Tailoring the First/Second Coordination Layer of FeNi Single Atoms with Nucleophile Atoms to Boost Oxygen Electrocatalysis for Zinc‐Air Batteries

Coordination environment modulation is a pivotal strategy in enhancing the catalytic efficiency of single-atom catalysts for zinc-air batteries. Like a spider web, a first/second coordination layers co-regulation strategy is designed in this work and a shell coupling effect is proposed, which can enlarge the active region, and provide higher selectivity for the transformation of oxygen intermediates.

Abstract

Single-atom catalysts (SACs) have been increasingly explored to boost ORR/OER kinetics in zinc-air batteries (ZABs). Accurate construction of coordination environments for metal central atoms is the key to maximizing their catalytic performance. Here, a meticulous first/second coordination layer co-tuning strategy is proposed to construct a diatomic FeNi-S/N-B/C configuration with a high coordination number. Theoretical simulations and experiments have together demonstrated that the introduction of S in the first coordination layer breaks the symmetric configuration, resulting in faster ORR kinetics. Besides, the establishment of B-N pi coordination bonds has been shown to enhance the carrier concentration whilst facilitating the ingress of B into the second shell layer of the central metal atoms.
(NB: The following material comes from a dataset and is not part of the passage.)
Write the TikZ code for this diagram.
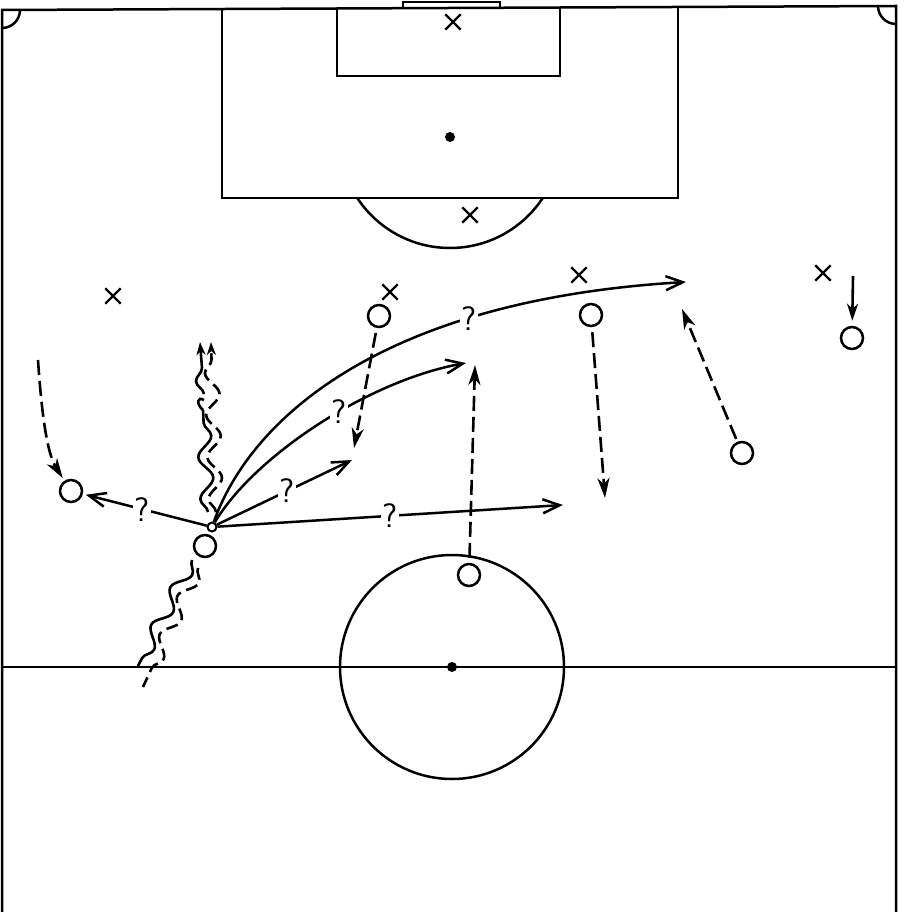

It results in exacerbated electron delocalization of catalysts toward superior ORR and OER kinetics, as well as allowing for the immobilization of the central metal atoms under the attack of the oxygen electrocatalytic intermediates. The ZAB using FeNi-S/N-B/C catalysts exhibits high peak power density (246 mW cm⁻²), long cycle life (>650 h) and the potential to operate in extreme environments (−25 °C) with wearable energy supply. The first/second coordination layer co-tuning strategy proposed in this study will provide new ideas for the design of SACs.